The work also independently confirms the existence of dark energy, an enigmatic force that appears to be pushing the cosmos apart faster and faster.
Researchers using the Atacama Cosmology Telescope in the Chilean Andes reported the discoveries July 5 in two papers in Physical Review Letters. The new work “will be a really powerful probe for figuring out dark energy and a lot of other interesting things,” says team member Blake Sherwin, a graduate student in astronomy at Princeton University.
Several scientists have won Nobel Prizes for studying the cosmic microwave background radiation, the afterglow left from the fireball that accompanied the creation of the universe 13.7 billion years ago. In the 2000s, a satellite called the Wilkinson Microwave Anisotropy Probe mapped how the radiation is spread across the entire sky. But seeing details like the distortions requires a telescope with more precise vision.
Using the 6-meter Atacama telescope, the astronomers analyzed the temperature of the afterglow in a narrow strip of sky along the celestial equator. They used complex statistical analyses to tease out how temperature fluctuations — essentially, hot and cold spots on the ancient sky map — had been distorted by intervening matter.
Astronomers regularly see such “gravitational lensing” with individual galaxies or galaxy clusters, when another massive clump of matter gets in the way. Just as a piece of broken glass distorts light passing through it, gravity from the foreground clump distorts the light coming from the more distant one, making it appear as a smeared-out arc.
Scientists first reported seeing gravitational lensing in the cosmic microwave background in 2007. Now the Atacama scientists have taken that work a step further: Their high-resolution data about gravitational distortions allowed them to extract more statistical information about how mass in the early universe is distributed. The new papers are also the first to discern the lensing without using other, outside sources of data.
“What’s nice about being able to detect lensing using just the cosmic microwave background is that you don’t have to make an assumption about knowing where the dark matter already is,” says team member Sudeep Das, a postdoctoral fellow at the University of California, Berkeley.
Using the new analyses, the Atacama team also verified that dark energy exists, as studies of distant exploded stars have suggested. “It’s arguably the most important measurement in physics in the last couple of decades, so it’s definitely worth confirming,” says Sherwin.
Together, the new studies open a window to studying where matter lies in the distant universe, says Wayne Hu, a cosmologist at the University of Chicago.
A different telescope may soon prop that window open even further. Astronomers working at the South Pole Telescope, a 10-meter behemoth in Antarctica, are expected to announce soon the results of a similar statistical analysis of gravitational lensing in the cosmic microwave background.

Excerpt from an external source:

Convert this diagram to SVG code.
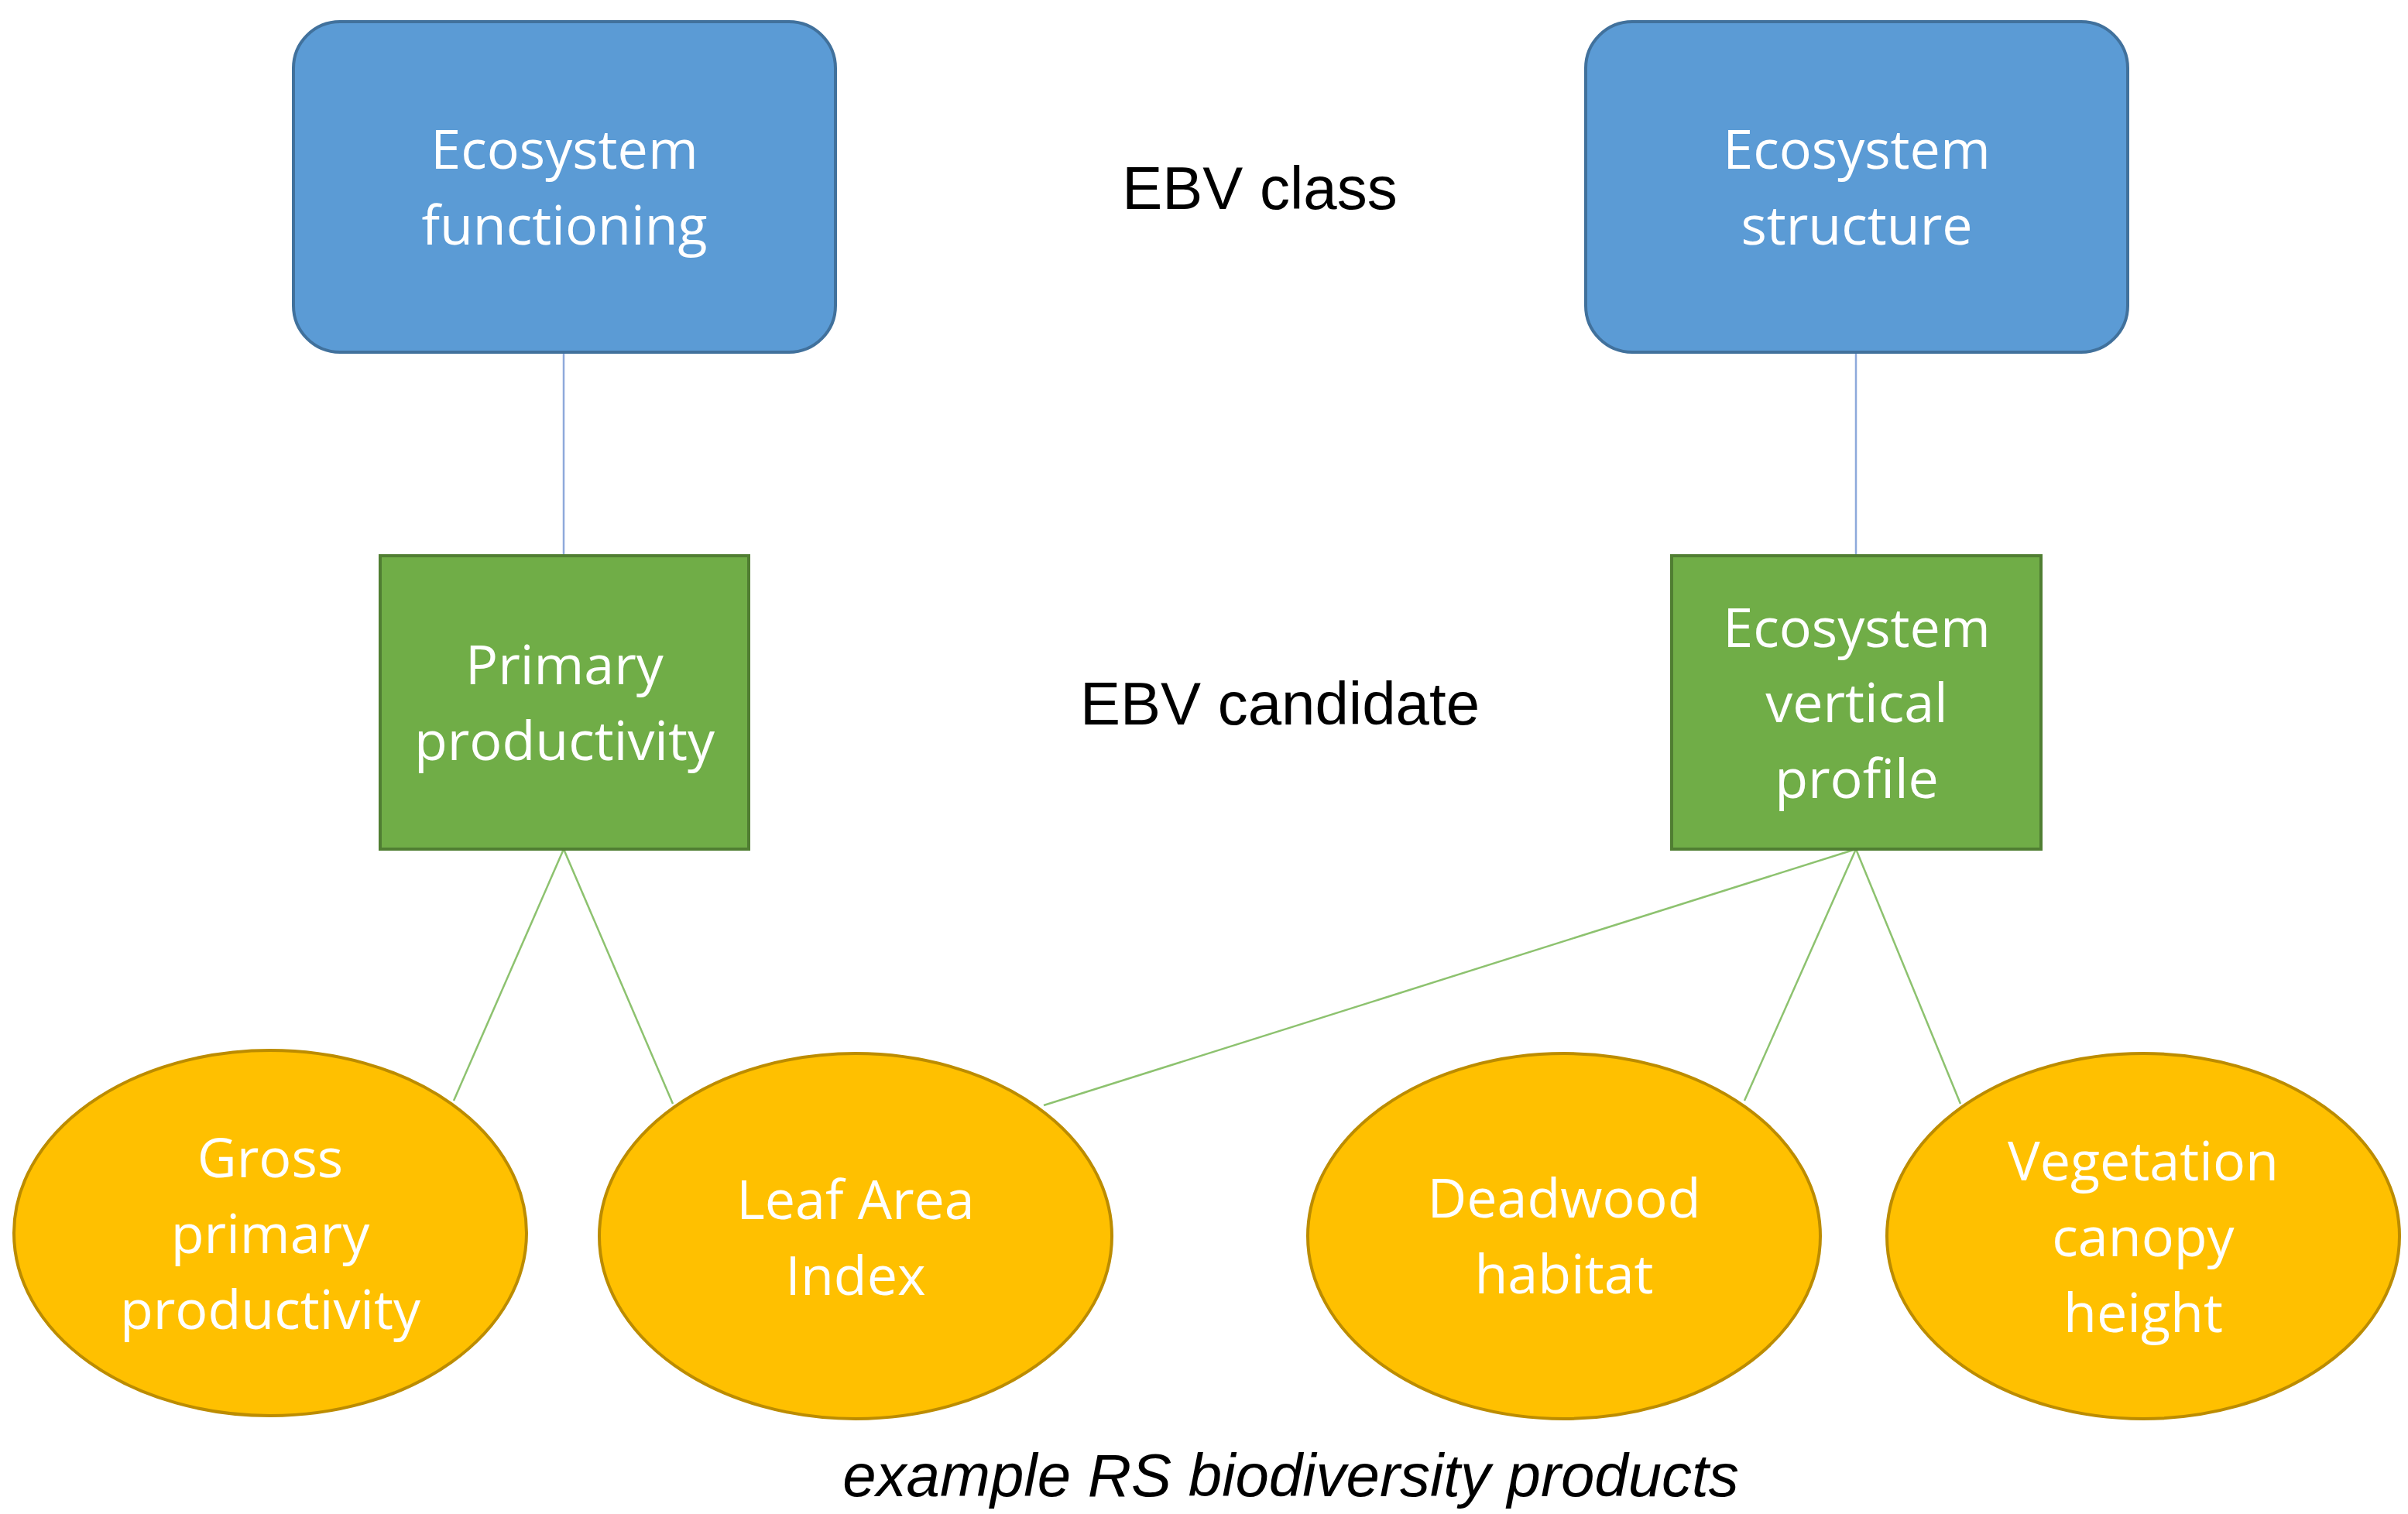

“This is the first time we’ve been able to get to this next step — to start mapping the mass distribution on the sky, which will be a very powerful probe of cosmology,” says John Carlstrom of the University of Chicago, leader of the South Pole team.
Other experiments will soon start hunting for lensing in polarized light coming from the Big Bang afterglow. When combined with data from the European Space Agency’s Planck satellite, cosmologists will have even more discoveries to chew over, says Das.
“There’s a lot to look for,” he says.